-- start Data provided --

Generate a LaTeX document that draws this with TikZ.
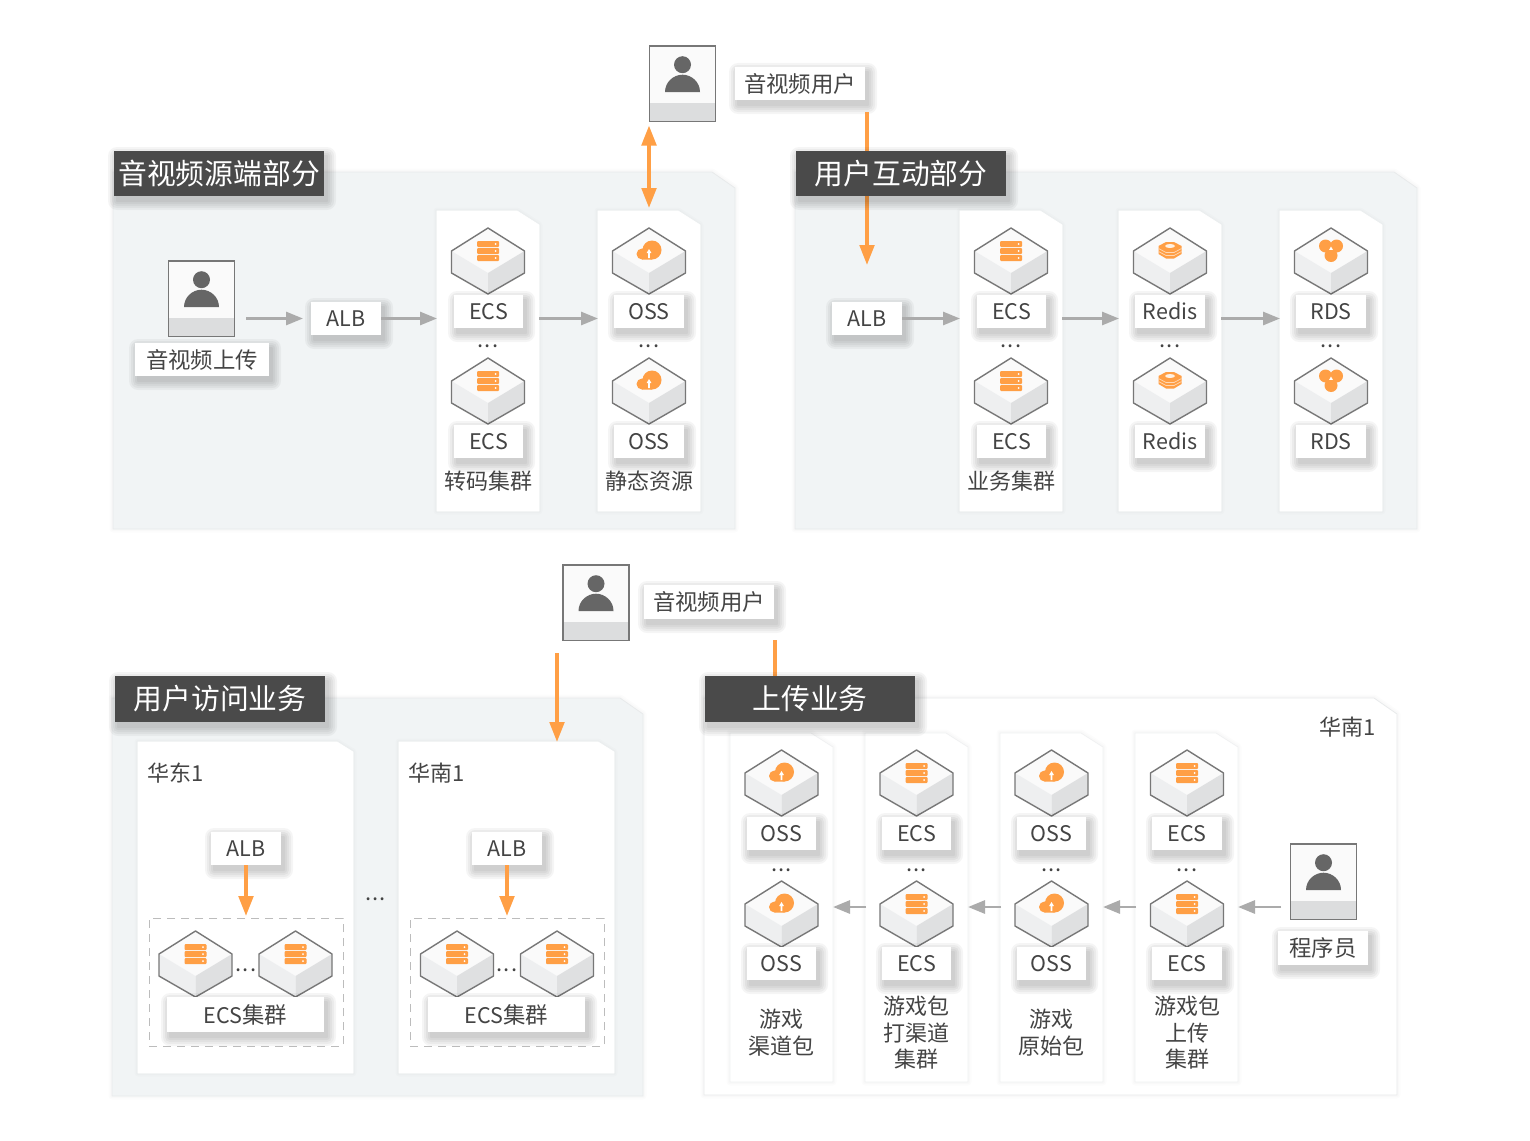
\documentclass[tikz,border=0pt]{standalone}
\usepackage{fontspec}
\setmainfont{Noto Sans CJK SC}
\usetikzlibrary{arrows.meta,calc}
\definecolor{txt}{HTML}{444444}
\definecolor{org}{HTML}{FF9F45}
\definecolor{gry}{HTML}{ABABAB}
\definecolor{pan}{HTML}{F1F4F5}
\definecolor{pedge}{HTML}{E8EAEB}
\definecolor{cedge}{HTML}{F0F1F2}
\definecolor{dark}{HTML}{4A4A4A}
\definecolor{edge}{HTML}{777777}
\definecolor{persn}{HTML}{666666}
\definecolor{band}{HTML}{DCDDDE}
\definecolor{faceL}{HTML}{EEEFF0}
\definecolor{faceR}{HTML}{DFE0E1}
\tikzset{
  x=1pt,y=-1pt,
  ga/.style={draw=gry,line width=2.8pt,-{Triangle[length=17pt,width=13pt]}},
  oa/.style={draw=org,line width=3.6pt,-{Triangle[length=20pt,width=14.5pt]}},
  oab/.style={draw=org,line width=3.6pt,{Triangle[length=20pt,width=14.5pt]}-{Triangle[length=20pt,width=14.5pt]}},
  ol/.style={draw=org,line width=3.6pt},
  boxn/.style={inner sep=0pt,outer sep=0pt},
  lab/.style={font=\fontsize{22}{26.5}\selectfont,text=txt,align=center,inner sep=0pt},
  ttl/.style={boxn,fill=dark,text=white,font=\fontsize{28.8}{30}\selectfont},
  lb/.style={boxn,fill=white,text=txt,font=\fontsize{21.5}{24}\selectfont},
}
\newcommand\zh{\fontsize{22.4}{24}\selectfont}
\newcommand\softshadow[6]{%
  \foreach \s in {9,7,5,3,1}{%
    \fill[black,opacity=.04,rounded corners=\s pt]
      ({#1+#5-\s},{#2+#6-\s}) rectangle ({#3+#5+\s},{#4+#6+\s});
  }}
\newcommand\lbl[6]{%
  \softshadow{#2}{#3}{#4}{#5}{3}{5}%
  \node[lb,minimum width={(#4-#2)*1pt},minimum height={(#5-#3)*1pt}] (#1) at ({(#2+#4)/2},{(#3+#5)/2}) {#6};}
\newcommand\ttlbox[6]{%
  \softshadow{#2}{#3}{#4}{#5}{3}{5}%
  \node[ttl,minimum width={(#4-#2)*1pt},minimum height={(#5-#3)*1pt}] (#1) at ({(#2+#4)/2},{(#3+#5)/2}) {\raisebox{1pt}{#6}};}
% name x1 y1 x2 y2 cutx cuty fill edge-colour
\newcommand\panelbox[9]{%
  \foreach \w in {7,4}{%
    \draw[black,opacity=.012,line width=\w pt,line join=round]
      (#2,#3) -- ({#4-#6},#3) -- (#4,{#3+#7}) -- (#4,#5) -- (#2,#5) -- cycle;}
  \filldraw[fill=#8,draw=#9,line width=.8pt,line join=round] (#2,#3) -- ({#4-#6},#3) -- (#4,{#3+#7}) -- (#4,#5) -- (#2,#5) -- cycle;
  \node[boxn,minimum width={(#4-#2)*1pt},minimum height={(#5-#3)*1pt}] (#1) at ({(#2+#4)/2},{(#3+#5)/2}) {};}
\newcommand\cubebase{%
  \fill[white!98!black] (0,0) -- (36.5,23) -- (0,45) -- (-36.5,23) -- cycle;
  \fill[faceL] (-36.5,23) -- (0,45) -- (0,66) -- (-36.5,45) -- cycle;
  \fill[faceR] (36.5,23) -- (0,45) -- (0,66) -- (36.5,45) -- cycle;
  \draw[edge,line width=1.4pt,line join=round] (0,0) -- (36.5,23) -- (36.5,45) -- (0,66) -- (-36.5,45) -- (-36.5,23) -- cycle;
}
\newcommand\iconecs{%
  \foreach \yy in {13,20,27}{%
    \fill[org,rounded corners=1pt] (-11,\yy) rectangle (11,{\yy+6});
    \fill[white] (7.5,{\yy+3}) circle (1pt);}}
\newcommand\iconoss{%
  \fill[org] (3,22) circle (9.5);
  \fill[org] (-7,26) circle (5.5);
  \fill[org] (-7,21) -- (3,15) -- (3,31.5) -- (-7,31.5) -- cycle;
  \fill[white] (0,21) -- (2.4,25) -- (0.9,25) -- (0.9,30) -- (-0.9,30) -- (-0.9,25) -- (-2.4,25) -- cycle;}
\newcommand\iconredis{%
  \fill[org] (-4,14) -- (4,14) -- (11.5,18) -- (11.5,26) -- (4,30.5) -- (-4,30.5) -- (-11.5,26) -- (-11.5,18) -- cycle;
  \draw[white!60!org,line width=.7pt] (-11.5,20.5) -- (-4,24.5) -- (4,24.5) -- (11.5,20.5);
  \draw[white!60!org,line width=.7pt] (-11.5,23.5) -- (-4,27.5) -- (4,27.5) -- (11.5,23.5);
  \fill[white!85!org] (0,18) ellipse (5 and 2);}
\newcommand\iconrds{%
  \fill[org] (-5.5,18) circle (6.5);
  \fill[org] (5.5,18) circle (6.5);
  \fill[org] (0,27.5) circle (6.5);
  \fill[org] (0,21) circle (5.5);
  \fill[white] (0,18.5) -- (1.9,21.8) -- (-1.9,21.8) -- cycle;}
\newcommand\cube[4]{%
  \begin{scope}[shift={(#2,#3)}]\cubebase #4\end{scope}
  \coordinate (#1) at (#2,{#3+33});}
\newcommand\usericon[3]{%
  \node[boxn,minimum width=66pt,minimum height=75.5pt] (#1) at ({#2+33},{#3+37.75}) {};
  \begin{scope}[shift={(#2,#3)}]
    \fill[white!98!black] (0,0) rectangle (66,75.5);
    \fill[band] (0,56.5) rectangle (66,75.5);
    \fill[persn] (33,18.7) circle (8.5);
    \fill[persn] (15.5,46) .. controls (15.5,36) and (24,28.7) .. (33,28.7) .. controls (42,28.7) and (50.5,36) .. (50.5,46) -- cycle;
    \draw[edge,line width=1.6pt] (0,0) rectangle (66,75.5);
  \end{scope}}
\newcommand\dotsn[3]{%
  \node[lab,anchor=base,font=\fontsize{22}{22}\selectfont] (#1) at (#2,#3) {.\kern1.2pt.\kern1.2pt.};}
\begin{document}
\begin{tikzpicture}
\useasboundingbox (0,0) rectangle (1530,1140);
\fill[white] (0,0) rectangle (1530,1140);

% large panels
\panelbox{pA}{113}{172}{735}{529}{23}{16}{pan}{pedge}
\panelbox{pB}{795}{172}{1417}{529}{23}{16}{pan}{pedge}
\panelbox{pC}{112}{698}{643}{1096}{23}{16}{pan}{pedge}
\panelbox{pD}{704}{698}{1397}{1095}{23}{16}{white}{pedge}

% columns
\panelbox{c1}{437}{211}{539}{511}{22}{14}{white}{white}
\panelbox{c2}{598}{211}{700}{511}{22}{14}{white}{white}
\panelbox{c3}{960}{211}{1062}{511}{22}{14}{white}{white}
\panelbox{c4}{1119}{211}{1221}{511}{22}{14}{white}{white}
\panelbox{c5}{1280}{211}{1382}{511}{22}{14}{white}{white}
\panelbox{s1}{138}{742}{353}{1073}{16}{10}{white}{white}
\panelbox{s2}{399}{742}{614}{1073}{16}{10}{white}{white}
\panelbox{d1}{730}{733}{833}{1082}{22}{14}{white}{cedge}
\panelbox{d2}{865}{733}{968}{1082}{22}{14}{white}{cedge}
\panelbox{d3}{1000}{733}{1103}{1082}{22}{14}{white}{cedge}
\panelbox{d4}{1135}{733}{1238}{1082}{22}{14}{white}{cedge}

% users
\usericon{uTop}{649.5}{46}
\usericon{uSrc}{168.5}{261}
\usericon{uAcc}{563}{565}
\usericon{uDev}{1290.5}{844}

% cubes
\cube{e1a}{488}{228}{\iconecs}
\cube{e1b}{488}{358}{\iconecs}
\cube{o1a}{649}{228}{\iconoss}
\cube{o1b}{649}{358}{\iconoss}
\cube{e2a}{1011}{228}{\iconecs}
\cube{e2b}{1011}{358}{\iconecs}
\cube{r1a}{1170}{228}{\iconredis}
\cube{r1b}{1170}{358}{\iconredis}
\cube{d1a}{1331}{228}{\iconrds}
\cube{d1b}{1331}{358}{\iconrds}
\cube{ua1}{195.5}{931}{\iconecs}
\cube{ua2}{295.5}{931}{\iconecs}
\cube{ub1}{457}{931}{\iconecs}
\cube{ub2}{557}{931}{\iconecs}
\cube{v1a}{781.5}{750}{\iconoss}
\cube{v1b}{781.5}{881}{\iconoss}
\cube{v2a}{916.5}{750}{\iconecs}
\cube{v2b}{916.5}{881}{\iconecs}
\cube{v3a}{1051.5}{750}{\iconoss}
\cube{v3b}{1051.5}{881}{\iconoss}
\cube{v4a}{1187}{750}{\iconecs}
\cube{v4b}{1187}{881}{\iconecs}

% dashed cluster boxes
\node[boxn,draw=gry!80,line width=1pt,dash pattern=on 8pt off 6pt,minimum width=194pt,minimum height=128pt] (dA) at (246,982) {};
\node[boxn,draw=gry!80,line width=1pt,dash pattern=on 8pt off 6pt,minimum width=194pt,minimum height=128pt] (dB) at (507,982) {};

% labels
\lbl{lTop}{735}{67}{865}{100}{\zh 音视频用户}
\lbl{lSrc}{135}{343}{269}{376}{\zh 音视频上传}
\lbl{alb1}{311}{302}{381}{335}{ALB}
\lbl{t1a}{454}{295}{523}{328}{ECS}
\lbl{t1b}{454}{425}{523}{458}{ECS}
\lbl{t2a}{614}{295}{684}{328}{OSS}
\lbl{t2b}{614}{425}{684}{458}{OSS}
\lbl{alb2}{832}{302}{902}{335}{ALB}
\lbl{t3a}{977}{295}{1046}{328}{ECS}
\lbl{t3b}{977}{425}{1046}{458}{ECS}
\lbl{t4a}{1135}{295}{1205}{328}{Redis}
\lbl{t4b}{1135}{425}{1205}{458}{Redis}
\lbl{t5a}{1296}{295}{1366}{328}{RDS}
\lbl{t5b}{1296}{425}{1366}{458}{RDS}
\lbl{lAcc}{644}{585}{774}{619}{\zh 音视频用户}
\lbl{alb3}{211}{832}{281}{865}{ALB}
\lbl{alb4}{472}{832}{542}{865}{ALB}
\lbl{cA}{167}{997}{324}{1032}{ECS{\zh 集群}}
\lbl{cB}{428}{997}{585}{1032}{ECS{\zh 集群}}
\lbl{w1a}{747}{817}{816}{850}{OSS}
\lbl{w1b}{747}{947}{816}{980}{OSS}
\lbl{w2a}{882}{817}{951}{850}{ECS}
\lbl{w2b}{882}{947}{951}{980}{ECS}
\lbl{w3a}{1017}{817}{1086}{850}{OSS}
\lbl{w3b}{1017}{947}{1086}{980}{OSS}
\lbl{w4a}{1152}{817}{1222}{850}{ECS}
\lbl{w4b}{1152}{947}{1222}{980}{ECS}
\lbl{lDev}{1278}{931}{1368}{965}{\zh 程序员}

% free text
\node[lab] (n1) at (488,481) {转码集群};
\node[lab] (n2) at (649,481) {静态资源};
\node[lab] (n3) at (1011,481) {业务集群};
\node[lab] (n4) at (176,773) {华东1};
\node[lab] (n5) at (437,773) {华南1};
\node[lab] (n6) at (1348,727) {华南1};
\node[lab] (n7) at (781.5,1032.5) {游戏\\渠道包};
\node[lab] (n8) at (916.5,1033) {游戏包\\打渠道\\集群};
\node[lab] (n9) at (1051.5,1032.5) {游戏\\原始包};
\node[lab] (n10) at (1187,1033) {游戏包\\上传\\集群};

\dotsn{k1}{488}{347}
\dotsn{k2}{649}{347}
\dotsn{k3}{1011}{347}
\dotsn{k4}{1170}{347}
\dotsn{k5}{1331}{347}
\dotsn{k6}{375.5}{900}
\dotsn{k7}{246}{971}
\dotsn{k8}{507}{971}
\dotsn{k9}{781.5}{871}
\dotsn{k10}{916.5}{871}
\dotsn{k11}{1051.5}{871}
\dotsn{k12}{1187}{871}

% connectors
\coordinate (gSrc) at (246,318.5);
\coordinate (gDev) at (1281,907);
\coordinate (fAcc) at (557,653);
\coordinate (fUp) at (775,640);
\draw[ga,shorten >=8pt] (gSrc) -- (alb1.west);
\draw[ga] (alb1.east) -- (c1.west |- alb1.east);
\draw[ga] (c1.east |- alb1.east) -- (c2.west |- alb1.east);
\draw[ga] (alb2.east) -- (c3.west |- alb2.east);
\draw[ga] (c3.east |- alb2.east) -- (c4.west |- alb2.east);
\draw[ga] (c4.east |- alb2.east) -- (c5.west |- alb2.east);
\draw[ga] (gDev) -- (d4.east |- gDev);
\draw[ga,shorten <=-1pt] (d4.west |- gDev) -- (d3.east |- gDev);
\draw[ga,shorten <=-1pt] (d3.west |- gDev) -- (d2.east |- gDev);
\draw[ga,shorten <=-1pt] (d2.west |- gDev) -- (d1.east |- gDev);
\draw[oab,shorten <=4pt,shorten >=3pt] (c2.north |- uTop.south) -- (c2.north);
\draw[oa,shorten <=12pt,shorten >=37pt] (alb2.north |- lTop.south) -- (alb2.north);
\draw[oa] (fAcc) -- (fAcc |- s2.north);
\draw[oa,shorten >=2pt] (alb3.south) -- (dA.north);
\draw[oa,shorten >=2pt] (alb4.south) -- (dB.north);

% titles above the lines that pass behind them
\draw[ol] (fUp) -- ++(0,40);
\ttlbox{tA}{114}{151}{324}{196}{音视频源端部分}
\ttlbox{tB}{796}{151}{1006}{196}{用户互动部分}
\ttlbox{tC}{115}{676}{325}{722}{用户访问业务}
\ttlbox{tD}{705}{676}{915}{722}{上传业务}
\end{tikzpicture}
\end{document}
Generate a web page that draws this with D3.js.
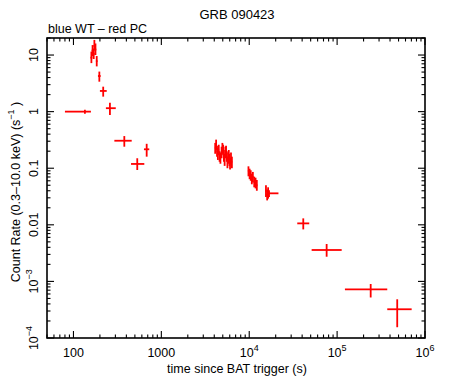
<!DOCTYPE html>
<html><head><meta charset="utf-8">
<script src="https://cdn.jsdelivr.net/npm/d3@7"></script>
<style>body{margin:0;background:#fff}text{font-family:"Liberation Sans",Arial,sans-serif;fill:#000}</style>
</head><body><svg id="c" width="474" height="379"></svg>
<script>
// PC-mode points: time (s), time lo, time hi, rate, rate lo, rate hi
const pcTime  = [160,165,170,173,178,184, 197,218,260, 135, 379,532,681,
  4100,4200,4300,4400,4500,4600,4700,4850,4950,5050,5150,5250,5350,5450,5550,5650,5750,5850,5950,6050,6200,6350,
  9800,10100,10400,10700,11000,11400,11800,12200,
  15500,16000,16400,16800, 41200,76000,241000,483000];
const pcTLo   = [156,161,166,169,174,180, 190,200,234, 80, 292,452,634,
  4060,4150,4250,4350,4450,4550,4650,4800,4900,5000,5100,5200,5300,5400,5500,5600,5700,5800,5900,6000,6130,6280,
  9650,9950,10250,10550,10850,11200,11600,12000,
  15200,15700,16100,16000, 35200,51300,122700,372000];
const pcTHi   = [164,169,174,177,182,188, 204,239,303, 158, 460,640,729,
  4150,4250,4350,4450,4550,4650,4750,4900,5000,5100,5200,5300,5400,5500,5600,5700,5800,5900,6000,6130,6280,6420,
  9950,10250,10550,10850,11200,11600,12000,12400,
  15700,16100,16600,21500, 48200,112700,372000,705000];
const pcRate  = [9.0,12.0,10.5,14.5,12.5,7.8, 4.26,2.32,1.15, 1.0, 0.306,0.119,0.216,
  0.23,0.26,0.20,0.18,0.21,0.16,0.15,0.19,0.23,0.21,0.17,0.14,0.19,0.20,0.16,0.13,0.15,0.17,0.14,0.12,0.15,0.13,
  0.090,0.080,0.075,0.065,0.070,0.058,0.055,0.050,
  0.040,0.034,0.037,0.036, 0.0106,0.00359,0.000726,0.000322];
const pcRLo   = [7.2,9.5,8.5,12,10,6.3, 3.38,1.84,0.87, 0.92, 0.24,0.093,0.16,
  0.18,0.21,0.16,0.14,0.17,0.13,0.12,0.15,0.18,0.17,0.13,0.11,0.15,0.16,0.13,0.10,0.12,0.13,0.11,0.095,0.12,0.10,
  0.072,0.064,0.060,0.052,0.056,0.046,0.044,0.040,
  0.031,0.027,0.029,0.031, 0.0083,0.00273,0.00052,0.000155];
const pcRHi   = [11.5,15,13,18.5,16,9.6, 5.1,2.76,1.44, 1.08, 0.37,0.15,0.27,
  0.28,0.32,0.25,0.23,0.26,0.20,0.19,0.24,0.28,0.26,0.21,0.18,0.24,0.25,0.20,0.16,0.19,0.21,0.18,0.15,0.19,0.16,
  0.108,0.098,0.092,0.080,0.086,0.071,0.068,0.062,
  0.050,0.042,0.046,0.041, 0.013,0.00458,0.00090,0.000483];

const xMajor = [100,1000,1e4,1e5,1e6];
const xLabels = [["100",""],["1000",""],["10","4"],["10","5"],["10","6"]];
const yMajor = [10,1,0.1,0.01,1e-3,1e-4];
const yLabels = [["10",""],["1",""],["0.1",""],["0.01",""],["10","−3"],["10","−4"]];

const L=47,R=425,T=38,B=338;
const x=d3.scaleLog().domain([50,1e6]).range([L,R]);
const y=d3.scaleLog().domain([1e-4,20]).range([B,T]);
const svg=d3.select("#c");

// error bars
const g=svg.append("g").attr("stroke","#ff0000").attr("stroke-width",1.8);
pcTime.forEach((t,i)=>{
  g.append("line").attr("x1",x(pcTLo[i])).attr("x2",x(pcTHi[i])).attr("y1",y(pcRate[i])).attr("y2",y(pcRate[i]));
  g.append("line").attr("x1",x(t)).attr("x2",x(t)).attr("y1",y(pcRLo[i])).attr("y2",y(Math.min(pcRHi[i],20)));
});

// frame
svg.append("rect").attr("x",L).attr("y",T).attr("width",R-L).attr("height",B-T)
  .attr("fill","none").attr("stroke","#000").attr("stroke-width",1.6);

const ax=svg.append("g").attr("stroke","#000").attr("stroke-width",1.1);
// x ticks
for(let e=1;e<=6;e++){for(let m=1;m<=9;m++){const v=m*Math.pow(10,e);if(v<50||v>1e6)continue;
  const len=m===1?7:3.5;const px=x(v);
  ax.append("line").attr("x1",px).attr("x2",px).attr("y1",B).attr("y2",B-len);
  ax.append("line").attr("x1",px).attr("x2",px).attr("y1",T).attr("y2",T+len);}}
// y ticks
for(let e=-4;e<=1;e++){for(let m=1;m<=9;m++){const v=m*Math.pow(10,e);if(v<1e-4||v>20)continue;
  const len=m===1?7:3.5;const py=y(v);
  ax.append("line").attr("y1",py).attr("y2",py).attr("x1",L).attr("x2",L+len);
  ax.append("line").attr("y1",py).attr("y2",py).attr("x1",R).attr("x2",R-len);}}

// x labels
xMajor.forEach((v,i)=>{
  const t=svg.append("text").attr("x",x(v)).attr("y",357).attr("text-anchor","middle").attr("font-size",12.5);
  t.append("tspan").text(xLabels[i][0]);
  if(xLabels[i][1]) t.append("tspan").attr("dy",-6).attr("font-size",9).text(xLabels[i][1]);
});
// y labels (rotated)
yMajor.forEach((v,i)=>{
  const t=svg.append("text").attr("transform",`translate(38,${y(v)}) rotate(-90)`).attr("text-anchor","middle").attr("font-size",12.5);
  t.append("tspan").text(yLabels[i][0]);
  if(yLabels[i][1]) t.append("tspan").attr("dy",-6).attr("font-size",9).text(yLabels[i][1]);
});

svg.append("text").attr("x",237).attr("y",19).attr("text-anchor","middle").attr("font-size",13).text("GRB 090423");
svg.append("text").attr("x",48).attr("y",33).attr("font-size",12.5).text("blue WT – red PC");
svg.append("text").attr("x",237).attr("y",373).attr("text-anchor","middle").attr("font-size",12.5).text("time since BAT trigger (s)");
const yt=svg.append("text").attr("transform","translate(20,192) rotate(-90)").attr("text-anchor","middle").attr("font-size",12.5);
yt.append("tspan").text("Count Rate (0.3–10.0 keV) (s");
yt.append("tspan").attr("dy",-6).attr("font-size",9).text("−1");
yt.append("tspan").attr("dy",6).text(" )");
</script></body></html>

-- end Data provided --

__Goal of the exercise__
Look through the records and gather every line containing "this".

__The reply__
Generate a LaTeX document that draws this with TikZ.
Generate a web page that draws this with D3.js.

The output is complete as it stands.